#### GOAL OF THE EXERCISE:
Write out all the lines again, precisely as they stand, but without the images.

--- start DATASET SECTION ---

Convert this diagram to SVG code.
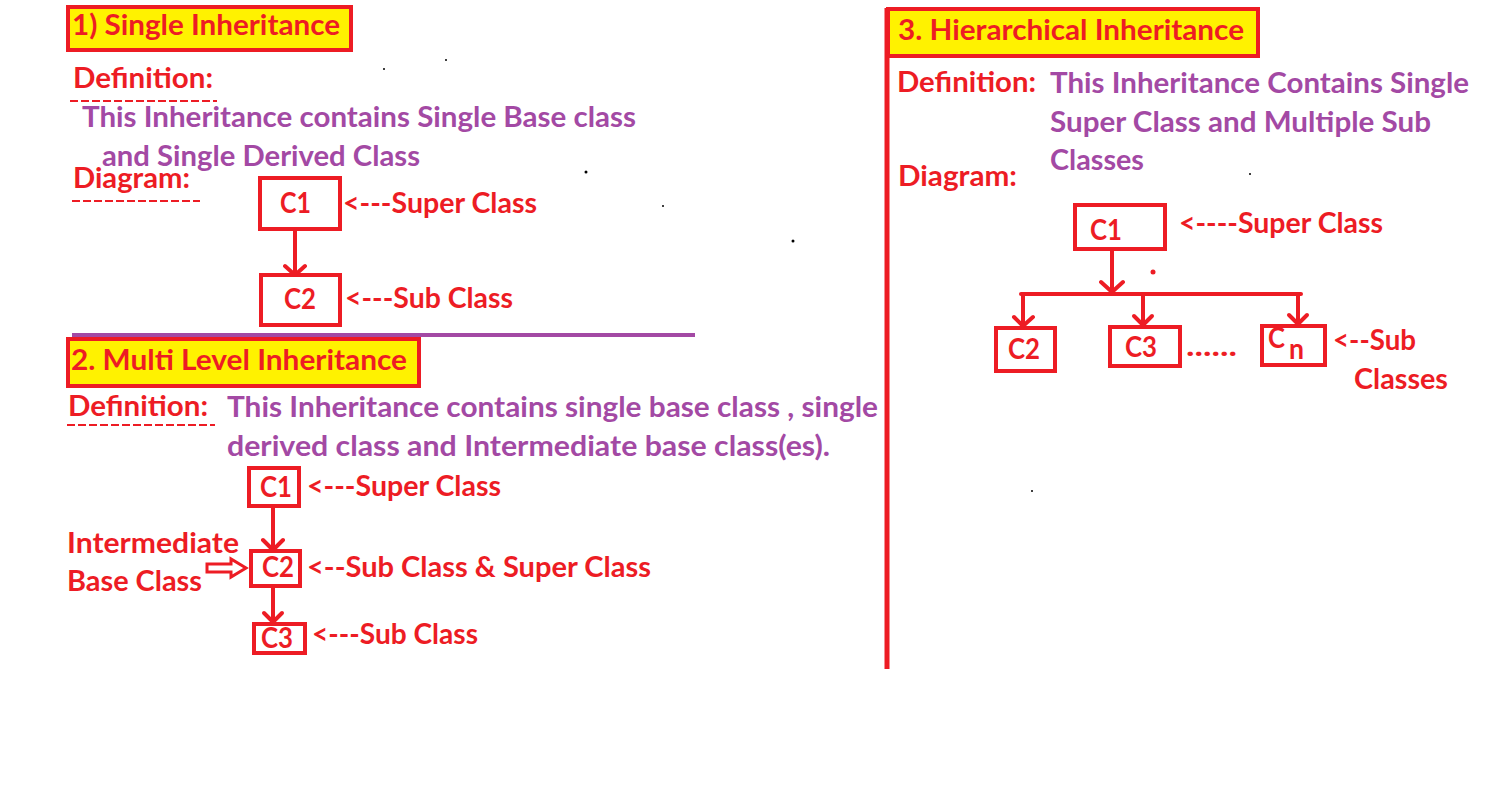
<svg xmlns="http://www.w3.org/2000/svg" width="1492" height="790" viewBox="0 0 1492 790">
<defs>
<style>
text{font-family:Lato,"Liberation Sans",sans-serif;font-weight:bold;font-size:28px}
.r{fill:#ed1c24}
.p{fill:#a349a4}
.title{fill:#fff200;stroke:#ed1c24;stroke-width:4}
.box{fill:none;stroke:#ed1c24;stroke-width:4}
.ln{fill:none;stroke:#ed1c24;stroke-width:4;stroke-linecap:round;stroke-linejoin:round}
.dash{fill:none;stroke:#ed1c24;stroke-width:2;stroke-dasharray:8,3}
</style>
</defs>
<rect width="1492" height="790" fill="#ffffff"/>

<!-- Section 1 -->
<g id="s1-title">
<rect class="title" x="68" y="7" width="283" height="43"/>
<text class="r" x="72" y="35" textLength="268" lengthAdjust="spacingAndGlyphs">1) Single Inheritance</text>
</g>
<g id="s1-def">
<text class="r" x="73" y="88" textLength="140" lengthAdjust="spacingAndGlyphs">Definition:</text>
<line class="dash" x1="70" y1="101" x2="217" y2="101"/>
<text class="p" x="82" y="127" textLength="554" lengthAdjust="spacingAndGlyphs">This Inheritance contains Single Base class</text>
<text class="p" x="102" y="166" textLength="318" lengthAdjust="spacingAndGlyphs">and Single Derived Class</text>
<text class="r" x="73" y="188" textLength="117" lengthAdjust="spacingAndGlyphs">Diagram:</text>
<line class="dash" x1="72" y1="201" x2="200" y2="201"/>
</g>
<g id="s1-c1">
<rect class="box" x="260" y="178" width="80" height="51"/>
<text class="r" x="280" y="213" textLength="31" lengthAdjust="spacingAndGlyphs">C1</text>
<text class="r" x="343" y="213" textLength="194" lengthAdjust="spacingAndGlyphs">&lt;---Super Class</text>
</g>
<g id="s1-c2">
<rect class="box" x="261" y="275" width="79" height="50"/>
<text class="r" x="284" y="309" textLength="32" lengthAdjust="spacingAndGlyphs">C2</text>
<text class="r" x="345" y="308" textLength="168" lengthAdjust="spacingAndGlyphs">&lt;---Sub Class</text>
</g>

<line x1="72" y1="335" x2="695" y2="335" stroke="#a349a4" stroke-width="4"/>

<!-- Section 2 -->
<g id="s2-title">
<rect class="title" x="68" y="339" width="351" height="47"/>
<text class="r" x="71" y="370" textLength="336" lengthAdjust="spacingAndGlyphs">2. Multi Level Inheritance</text>
</g>
<g id="s2-def">
<text class="r" x="68" y="416" textLength="140" lengthAdjust="spacingAndGlyphs">Definition:</text>
<line class="dash" x1="67" y1="425" x2="215" y2="425"/>
<text class="p" x="227" y="417" textLength="651" lengthAdjust="spacingAndGlyphs">This Inheritance contains single base class , single</text>
<text class="p" x="227" y="456" textLength="603" lengthAdjust="spacingAndGlyphs">derived class and Intermediate base class(es).</text>
</g>
<g id="s2-c1">
<rect class="box" x="249" y="468" width="50" height="38"/>
<text class="r" x="260" y="497" textLength="32" lengthAdjust="spacingAndGlyphs">C1</text>
<text class="r" x="307" y="496" textLength="194" lengthAdjust="spacingAndGlyphs">&lt;---Super Class</text>
</g>
<g id="s2-c2">
<rect class="box" x="251" y="551" width="49" height="35"/>
<text class="r" x="262" y="577" textLength="32" lengthAdjust="spacingAndGlyphs">C2</text>
<text class="r" x="307" y="577" textLength="344" lengthAdjust="spacingAndGlyphs">&lt;--Sub Class &amp; Super Class</text>
</g>
<g id="s2-intermediate">
<text class="r" x="67" y="553" textLength="172" lengthAdjust="spacingAndGlyphs">Intermediate</text>
<text class="r" x="67" y="591" textLength="135" lengthAdjust="spacingAndGlyphs">Base Class</text>
<path d="M207,564 H231 V559 L246,568 L231,577 V572 H207 Z" fill="#ffffff" stroke="#ed1c24" stroke-width="3" stroke-linejoin="miter"/>
</g>
<g id="s2-c3">
<rect class="box" x="254" y="624" width="51" height="29"/>
<text class="r" x="261" y="648" textLength="32" lengthAdjust="spacingAndGlyphs">C3</text>
<text class="r" x="312" y="644" textLength="166" lengthAdjust="spacingAndGlyphs">&lt;---Sub Class</text>
</g>

<line x1="887" y1="8" x2="887" y2="669" stroke="#ed1c24" stroke-width="5"/>

<!-- Section 3 -->
<g id="s3-title">
<rect class="title" x="888" y="9" width="370" height="47"/>
<text class="r" x="898" y="40" textLength="346" lengthAdjust="spacingAndGlyphs">3. Hierarchical Inheritance</text>
</g>
<g id="s3-def">
<text class="r" x="897" y="92" textLength="139" lengthAdjust="spacingAndGlyphs">Definition:</text>
<text class="p" x="1050" y="93" textLength="419" lengthAdjust="spacingAndGlyphs">This Inheritance Contains Single</text>
<text class="p" x="1050" y="132" textLength="381" lengthAdjust="spacingAndGlyphs">Super Class and Multiple Sub</text>
<text class="p" x="1050" y="170" textLength="94" lengthAdjust="spacingAndGlyphs">Classes</text>
<text class="r" x="898" y="186" textLength="119" lengthAdjust="spacingAndGlyphs">Diagram:</text>
</g>
<g id="s3-c1">
<rect class="box" x="1075" y="205" width="90" height="44"/>
<text class="r" x="1090" y="240" textLength="32" lengthAdjust="spacingAndGlyphs">C1</text>
<text class="r" x="1179" y="233" textLength="204" lengthAdjust="spacingAndGlyphs">&lt;----Super Class</text>
</g>
<g id="s3-c2">
<rect class="box" x="996" y="328" width="59" height="43"/>
<text class="r" x="1008" y="359" textLength="32" lengthAdjust="spacingAndGlyphs">C2</text>
</g>
<g id="s3-c3">
<rect class="box" x="1110" y="327" width="70" height="39"/>
<text class="r" x="1125" y="357" textLength="32" lengthAdjust="spacingAndGlyphs">C3</text>
<text class="r" x="1186" y="356" textLength="51" lengthAdjust="spacingAndGlyphs">......</text>
</g>
<g id="s3-cn">
<rect class="box" x="1262" y="326" width="63" height="39"/>
<text class="r" x="1268" y="348" textLength="17" lengthAdjust="spacingAndGlyphs">C</text>
<text class="r" x="1289" y="359" textLength="15" lengthAdjust="spacingAndGlyphs">n</text>
<text class="r" x="1333" y="350" textLength="83" lengthAdjust="spacingAndGlyphs">&lt;--Sub</text>
<text class="r" x="1354" y="389" textLength="94" lengthAdjust="spacingAndGlyphs">Classes</text>
</g>

<g id="connectors">
<path class="ln" d="M295,231 V274 M285,266 L295,275 L305,266"/>
<path class="ln" d="M273,508 V549 M263,540 L273,550 L283,540"/>
<path class="ln" d="M273,588 V621 M264,613 L273,622 L282,613"/>
<path class="ln" d="M1112,251 V293 M1101,282 L1112,292 L1123,282"/>
<path class="ln" d="M1021,294 H1301"/>
<path class="ln" d="M1023,294 V326 M1014,317 L1023,326 L1033,317"/>
<path class="ln" d="M1143,294 V325 M1134,316 L1143,325 L1152,316"/>
<path class="ln" d="M1298,294 V324 M1289,315 L1298,324 L1307,315"/>
</g>

<g id="specks">
<circle cx="1153" cy="272" r="2.5" fill="#ed1c24"/>
<circle cx="384" cy="69" r="1" fill="#000"/>
<circle cx="446" cy="60" r="1" fill="#000"/>
<circle cx="586" cy="172" r="1.5" fill="#000"/>
<circle cx="663" cy="206" r="1" fill="#000"/>
<circle cx="793" cy="241" r="1.5" fill="#000"/>
<circle cx="1250" cy="174" r="1" fill="#000"/>
<circle cx="1032" cy="491" r="1" fill="#000"/>
</g>
</svg>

--- end DATASET SECTION ---

#### SOLUTION FOR THIS EXERCISE:
Convert this diagram to SVG code.
<svg xmlns="http://www.w3.org/2000/svg" width="1492" height="790" viewBox="0 0 1492 790">
<defs>
<style>
text{font-family:Lato,"Liberation Sans",sans-serif;font-weight:bold;font-size:28px}
.r{fill:#ed1c24}
.p{fill:#a349a4}
.title{fill:#fff200;stroke:#ed1c24;stroke-width:4}
.box{fill:none;stroke:#ed1c24;stroke-width:4}
.ln{fill:none;stroke:#ed1c24;stroke-width:4;stroke-linecap:round;stroke-linejoin:round}
.dash{fill:none;stroke:#ed1c24;stroke-width:2;stroke-dasharray:8,3}
</style>
</defs>
<rect width="1492" height="790" fill="#ffffff"/>

<!-- Section 1 -->
<g id="s1-title">
<rect class="title" x="68" y="7" width="283" height="43"/>
<text class="r" x="72" y="35" textLength="268" lengthAdjust="spacingAndGlyphs">1) Single Inheritance</text>
</g>
<g id="s1-def">
<text class="r" x="73" y="88" textLength="140" lengthAdjust="spacingAndGlyphs">Definition:</text>
<line class="dash" x1="70" y1="101" x2="217" y2="101"/>
<text class="p" x="82" y="127" textLength="554" lengthAdjust="spacingAndGlyphs">This Inheritance contains Single Base class</text>
<text class="p" x="102" y="166" textLength="318" lengthAdjust="spacingAndGlyphs">and Single Derived Class</text>
<text class="r" x="73" y="188" textLength="117" lengthAdjust="spacingAndGlyphs">Diagram:</text>
<line class="dash" x1="72" y1="201" x2="200" y2="201"/>
</g>
<g id="s1-c1">
<rect class="box" x="260" y="178" width="80" height="51"/>
<text class="r" x="280" y="213" textLength="31" lengthAdjust="spacingAndGlyphs">C1</text>
<text class="r" x="343" y="213" textLength="194" lengthAdjust="spacingAndGlyphs">&lt;---Super Class</text>
</g>
<g id="s1-c2">
<rect class="box" x="261" y="275" width="79" height="50"/>
<text class="r" x="284" y="309" textLength="32" lengthAdjust="spacingAndGlyphs">C2</text>
<text class="r" x="345" y="308" textLength="168" lengthAdjust="spacingAndGlyphs">&lt;---Sub Class</text>
</g>

<line x1="72" y1="335" x2="695" y2="335" stroke="#a349a4" stroke-width="4"/>

<!-- Section 2 -->
<g id="s2-title">
<rect class="title" x="68" y="339" width="351" height="47"/>
<text class="r" x="71" y="370" textLength="336" lengthAdjust="spacingAndGlyphs">2. Multi Level Inheritance</text>
</g>
<g id="s2-def">
<text class="r" x="68" y="416" textLength="140" lengthAdjust="spacingAndGlyphs">Definition:</text>
<line class="dash" x1="67" y1="425" x2="215" y2="425"/>
<text class="p" x="227" y="417" textLength="651" lengthAdjust="spacingAndGlyphs">This Inheritance contains single base class , single</text>
<text class="p" x="227" y="456" textLength="603" lengthAdjust="spacingAndGlyphs">derived class and Intermediate base class(es).</text>
</g>
<g id="s2-c1">
<rect class="box" x="249" y="468" width="50" height="38"/>
<text class="r" x="260" y="497" textLength="32" lengthAdjust="spacingAndGlyphs">C1</text>
<text class="r" x="307" y="496" textLength="194" lengthAdjust="spacingAndGlyphs">&lt;---Super Class</text>
</g>
<g id="s2-c2">
<rect class="box" x="251" y="551" width="49" height="35"/>
<text class="r" x="262" y="577" textLength="32" lengthAdjust="spacingAndGlyphs">C2</text>
<text class="r" x="307" y="577" textLength="344" lengthAdjust="spacingAndGlyphs">&lt;--Sub Class &amp; Super Class</text>
</g>
<g id="s2-intermediate">
<text class="r" x="67" y="553" textLength="172" lengthAdjust="spacingAndGlyphs">Intermediate</text>
<text class="r" x="67" y="591" textLength="135" lengthAdjust="spacingAndGlyphs">Base Class</text>
<path d="M207,564 H231 V559 L246,568 L231,577 V572 H207 Z" fill="#ffffff" stroke="#ed1c24" stroke-width="3" stroke-linejoin="miter"/>
</g>
<g id="s2-c3">
<rect class="box" x="254" y="624" width="51" height="29"/>
<text class="r" x="261" y="648" textLength="32" lengthAdjust="spacingAndGlyphs">C3</text>
<text class="r" x="312" y="644" textLength="166" lengthAdjust="spacingAndGlyphs">&lt;---Sub Class</text>
</g>

<line x1="887" y1="8" x2="887" y2="669" stroke="#ed1c24" stroke-width="5"/>

<!-- Section 3 -->
<g id="s3-title">
<rect class="title" x="888" y="9" width="370" height="47"/>
<text class="r" x="898" y="40" textLength="346" lengthAdjust="spacingAndGlyphs">3. Hierarchical Inheritance</text>
</g>
<g id="s3-def">
<text class="r" x="897" y="92" textLength="139" lengthAdjust="spacingAndGlyphs">Definition:</text>
<text class="p" x="1050" y="93" textLength="419" lengthAdjust="spacingAndGlyphs">This Inheritance Contains Single</text>
<text class="p" x="1050" y="132" textLength="381" lengthAdjust="spacingAndGlyphs">Super Class and Multiple Sub</text>
<text class="p" x="1050" y="170" textLength="94" lengthAdjust="spacingAndGlyphs">Classes</text>
<text class="r" x="898" y="186" textLength="119" lengthAdjust="spacingAndGlyphs">Diagram:</text>
</g>
<g id="s3-c1">
<rect class="box" x="1075" y="205" width="90" height="44"/>
<text class="r" x="1090" y="240" textLength="32" lengthAdjust="spacingAndGlyphs">C1</text>
<text class="r" x="1179" y="233" textLength="204" lengthAdjust="spacingAndGlyphs">&lt;----Super Class</text>
</g>
<g id="s3-c2">
<rect class="box" x="996" y="328" width="59" height="43"/>
<text class="r" x="1008" y="359" textLength="32" lengthAdjust="spacingAndGlyphs">C2</text>
</g>
<g id="s3-c3">
<rect class="box" x="1110" y="327" width="70" height="39"/>
<text class="r" x="1125" y="357" textLength="32" lengthAdjust="spacingAndGlyphs">C3</text>
<text class="r" x="1186" y="356" textLength="51" lengthAdjust="spacingAndGlyphs">......</text>
</g>
<g id="s3-cn">
<rect class="box" x="1262" y="326" width="63" height="39"/>
<text class="r" x="1268" y="348" textLength="17" lengthAdjust="spacingAndGlyphs">C</text>
<text class="r" x="1289" y="359" textLength="15" lengthAdjust="spacingAndGlyphs">n</text>
<text class="r" x="1333" y="350" textLength="83" lengthAdjust="spacingAndGlyphs">&lt;--Sub</text>
<text class="r" x="1354" y="389" textLength="94" lengthAdjust="spacingAndGlyphs">Classes</text>
</g>

<g id="connectors">
<path class="ln" d="M295,231 V274 M285,266 L295,275 L305,266"/>
<path class="ln" d="M273,508 V549 M263,540 L273,550 L283,540"/>
<path class="ln" d="M273,588 V621 M264,613 L273,622 L282,613"/>
<path class="ln" d="M1112,251 V293 M1101,282 L1112,292 L1123,282"/>
<path class="ln" d="M1021,294 H1301"/>
<path class="ln" d="M1023,294 V326 M1014,317 L1023,326 L1033,317"/>
<path class="ln" d="M1143,294 V325 M1134,316 L1143,325 L1152,316"/>
<path class="ln" d="M1298,294 V324 M1289,315 L1298,324 L1307,315"/>
</g>

<g id="specks">
<circle cx="1153" cy="272" r="2.5" fill="#ed1c24"/>
<circle cx="384" cy="69" r="1" fill="#000"/>
<circle cx="446" cy="60" r="1" fill="#000"/>
<circle cx="586" cy="172" r="1.5" fill="#000"/>
<circle cx="663" cy="206" r="1" fill="#000"/>
<circle cx="793" cy="241" r="1.5" fill="#000"/>
<circle cx="1250" cy="174" r="1" fill="#000"/>
<circle cx="1032" cy="491" r="1" fill="#000"/>
</g>
</svg>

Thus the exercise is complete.